E come non menzionare le magiche luci dell’aurora boreale? In quelle luci mistiche, gli spiriti degli antenati e degli animali danzano e giocano (chi ha visto il cartone della Disney “Koda Fratello Orso”?).




Come dicevo, tutte queste tradizioni, tutti questi racconti secolari e tutto questo folklore, stanno venendo sempre meno, a causa della forte pressione economico-sociale occidentale. E non è una fusione piacevole: la conseguenza di questa invasione è un crescente senso di alienazione sociale, di perdita delle proprie radici. Esiste una terminologia vera e propria che descrive questo sentimento: la solastalgia (espressione coniata dal filosofo australiano Glenn Albrecht nel 2003). Si tratta della nostalgia della propria casa, nonostante la si abiti. Albrecht la descrive: “È un tipo di nostalgia di casa o malinconia che provi quando sei a casa e il tuo ambiente familiare sta cambiando intorno a te in modi che ritieni profondamente negativi.”. È il non riconoscere più il proprio luogo, è l’estraniazione che si prova osservando un posto che si ama e che si dovrebbe conoscere come il palmo della propria mano, ma la cui spiritualità è stata corrotta, contaminata, così da farcelo apparire sconosciuto e ostile. E questa spiacevole e tragica sensazione trova il suo colpevole non solo nel cambiamento climatico, che cambia la morfologia e la geografia, ma nei secoli continui di colonizzazione, nell’inquinamento da parte di altre culture e altri popoli. In poche parole, gli inuit stanno vivendo un incubo terribile: non sanno più chi sono. In tanti sono coloro che, a causa di ciò, sono affetti da depressione e alcolismo, facendo svettare in classifica la Groenlandia per il numero di suicidi.

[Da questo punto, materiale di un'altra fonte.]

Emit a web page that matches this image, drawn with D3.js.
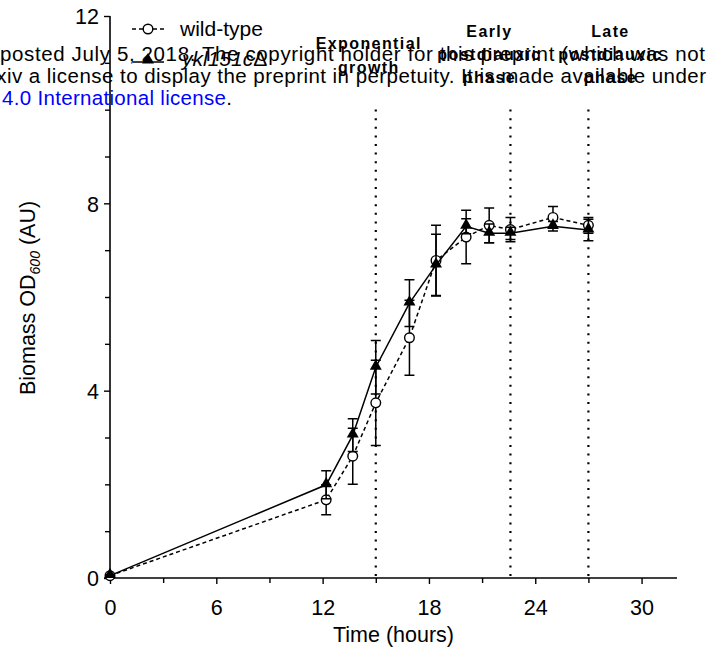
<!DOCTYPE html>
<html>
<head>
<meta charset="utf-8">
<script src="https://cdn.jsdelivr.net/npm/d3@7"></script>
<style>
  html, body { margin: 0; padding: 0; background: #fff; }
  svg { display: block; font-family: "Liberation Sans", Arial, sans-serif; }
</style>
</head>
<body>
<svg id="chart" width="724" height="650"></svg>
<script>
// Sampling times (hours)
const times = [0, 12.2, 13.7, 15.0, 16.9, 18.4, 20.1, 21.4, 22.6, 25.0, 27.0];
// Wild-type OD600 mean and SD
const wildType = [0.05, 1.67, 2.60, 3.74, 5.13, 6.78, 7.28, 7.53, 7.44, 7.70, 7.53];
const wildTypeErr = [0.02, 0.32, 0.60, 0.91, 0.80, 0.75, 0.57, 0.37, 0.26, 0.23, 0.17];
// ykl151cΔ OD600 mean and SD
const mutant = [0.05, 1.99, 3.05, 4.50, 5.87, 6.68, 7.51, 7.36, 7.36, 7.51, 7.43];
const mutantErr = [0.02, 0.30, 0.35, 0.57, 0.50, 0.66, 0.16, 0.20, 0.13, 0.10, 0.23];
// Growth phase markers (hours) and their labels
const phaseTimes = [15, 22.6, 27];
const phaseLabels = [["Exponential", "growth"], ["Early", "postdiauxic", "phase"], ["Late", "postdiauxic", "phase"]];
// Axis ticks
const xMajorTicks = [0, 6, 12, 18, 24, 30];
const xMinorTicks = [3, 9, 15, 21, 27];
const yMajorTicks = [0, 4, 8, 12];
const yMinorTicks = [1, 2, 3, 5, 6, 7, 9, 10, 11];
// Preprint notice lines
const noticeLines = [
  "posted July 5, 2018. The copyright holder for this preprint (which was not",
  "Rxiv a license to display the preprint in perpetuity. It is made available under"
];

const svg = d3.select("#chart");
const x = d3.scaleLinear().domain([0, 32]).range([110, 677]);
const y = d3.scaleLinear().domain([0, 12]).range([578, 16]);
const FS = 21.5;

// Notice text (drawn first, underneath the chart)
const notice = svg.append("g").attr("font-size", 20.5).attr("fill", "#000");
notice.append("text").attr("x", 0).attr("y", 61)
  .attr("textLength", 705).attr("lengthAdjust", "spacing").text(noticeLines[0]);
notice.append("text").attr("x", -19).attr("y", 83)
  .attr("textLength", 725).attr("lengthAdjust", "spacing").text(noticeLines[1]);
const l3 = notice.append("text").attr("x", 2).attr("y", 105);
l3.append("tspan").attr("fill", "#0000ff").attr("textLength", 224).attr("lengthAdjust", "spacing")
  .text("4.0 International license");
l3.append("tspan").attr("fill", "#000").text(".");

// Axes
const axisG = svg.append("g");
const xAxis = axisG.append("g").attr("transform", `translate(0,${y(0)})`)
  .call(d3.axisBottom(x).tickValues(xMajorTicks).tickSize(6).tickFormat(d3.format("d")));
axisG.append("g").attr("transform", `translate(0,${y(0)})`)
  .call(d3.axisBottom(x).tickValues(xMinorTicks).tickSize(5).tickFormat(""))
  .select(".domain").remove();
const yAxis = axisG.append("g").attr("transform", `translate(${x(0)},0)`)
  .call(d3.axisLeft(y).tickValues(yMajorTicks).tickSize(6).tickFormat(d3.format("d")));
axisG.append("g").attr("transform", `translate(${x(0)},0)`)
  .call(d3.axisLeft(y).tickValues(yMinorTicks).tickSize(5).tickFormat(""))
  .select(".domain").remove();
axisG.selectAll("g").attr("font-size", FS).attr("font-family", "Liberation Sans, Arial, sans-serif");
axisG.selectAll(".domain").attr("stroke-width", 1.6);
xAxis.select(".domain").attr("d", `M${x(0)},0H${x(32)}`);
yAxis.select(".domain").attr("d", `M0,${y(0)}V${y(12)}`);
axisG.selectAll(".tick line").attr("stroke-width", 1.4);
axisG.selectAll("text").attr("fill", "#000");
xAxis.selectAll(".tick text").attr("y", 37).attr("dy", 0);
yAxis.selectAll(".tick text").attr("x", -11).attr("dy", "0.36em");

// Axis titles
svg.append("text").attr("x", x(16)).attr("y", 642).attr("text-anchor", "middle")
  .attr("font-size", FS).text("Time (hours)");
const yTitle = svg.append("text").attr("transform", `translate(35,298) rotate(-90)`)
  .attr("text-anchor", "middle").attr("font-size", FS);
yTitle.append("tspan").text("Biomass OD");
yTitle.append("tspan").attr("font-size", 14).attr("font-style", "italic").attr("dy", 5).text("600");
yTitle.append("tspan").attr("dy", -5).text(" (AU)");

// Phase boundary lines and labels
const labelShift = [-7, -21, 22];
const labelBaselines = [[49, 73], [37, 60, 83], [37, 60, 83]];
phaseTimes.forEach((t, i) => {
  svg.append("line").attr("x1", x(t)).attr("x2", x(t)).attr("y1", y(0) - 2).attr("y2", 108)
    .attr("stroke", "#000").attr("stroke-width", 2.2).attr("stroke-dasharray", "2,6.6");
  phaseLabels[i].forEach((s, j) => {
    svg.append("text").attr("x", x(t) + labelShift[i]).attr("y", labelBaselines[i][j])
      .attr("text-anchor", "middle").attr("font-size", 16).attr("font-weight", "bold")
      .attr("letter-spacing", 1.4).text(s);
  });
});

// Series
const series = [
  { vals: wildType, err: wildTypeErr, dash: "4,3", marker: "circle" },
  { vals: mutant, err: mutantErr, dash: null, marker: "triangle" }
];
const line = d3.line().x((d, i) => x(times[i])).y(d => y(d));
const triSym = d3.symbol().type(d3.symbolTriangle).size(62);
series.forEach(s => {
  const g = svg.append("g");
  g.append("path").attr("d", line(s.vals)).attr("fill", "none").attr("stroke", "#000")
    .attr("stroke-width", 1.5).attr("stroke-dasharray", s.dash);
  s.vals.forEach((v, i) => {
    const cx = x(times[i]), lo = y(v - s.err[i]), hi = y(v + s.err[i]);
    g.append("path").attr("d", `M${cx},${lo}V${hi}M${cx - 5},${lo}H${cx + 5}M${cx - 5},${hi}H${cx + 5}`)
      .attr("stroke", "#000").attr("stroke-width", 1.5).attr("fill", "none");
  });
  s.vals.forEach((v, i) => {
    if (s.marker === "circle") {
      g.append("circle").attr("cx", x(times[i])).attr("cy", y(v)).attr("r", 4.8)
        .attr("fill", "#fff").attr("stroke", "#000").attr("stroke-width", 1.4);
    } else {
      g.append("path").attr("d", triSym()).attr("transform", `translate(${x(times[i])},${y(v) - 1})`)
        .attr("fill", "#000");
    }
  });
});

// Legend
const leg = svg.append("g");
leg.append("line").attr("x1", 132).attr("x2", 164).attr("y1", 29).attr("y2", 29)
  .attr("stroke", "#000").attr("stroke-width", 1.5).attr("stroke-dasharray", "4,3");
leg.append("circle").attr("cx", 148).attr("cy", 29).attr("r", 4.8)
  .attr("fill", "#fff").attr("stroke", "#000").attr("stroke-width", 1.4);
leg.append("text").attr("x", 180).attr("y", 36).attr("font-size", 21).text("wild-type");
leg.append("line").attr("x1", 133).attr("x2", 164).attr("y1", 62).attr("y2", 62)
  .attr("stroke", "#000").attr("stroke-width", 1.5);
leg.append("path").attr("d", triSym()).attr("transform", "translate(148,60)").attr("fill", "#000");
const mutLabel = leg.append("text").attr("x", 182).attr("y", 66).attr("font-size", 21);
mutLabel.append("tspan").attr("font-style", "italic").text("ykl151c");
mutLabel.append("tspan").text("Δ");
</script>
</body>
</html>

Non è tutto oro quello che luccica, dunque. Ciò che noi potremmo considerare come progresso, per gli inuit è una vera e propria fonte di distruzione identitaria, uno schiaffo, appunto, alla loro anima. Beh, noi non dovremmo sorprenderci più di tanto. In fondo, è lo stesso crimine che abbiamo commesso per secoli con i nativi americani e con qualunque popolo indigeno del mondo, o sbaglio?
E quel ghiaccio, con i suoi preziosi tesori e metalli, è una tentazione che può diventare un’arma di annientamento in nome del tanto agognato potere e del sempreverde dio denaro.
D’altronde, come dice un proverbio inuit: “Non si conoscono amici e nemici finché non si rompe il ghiaccio.”.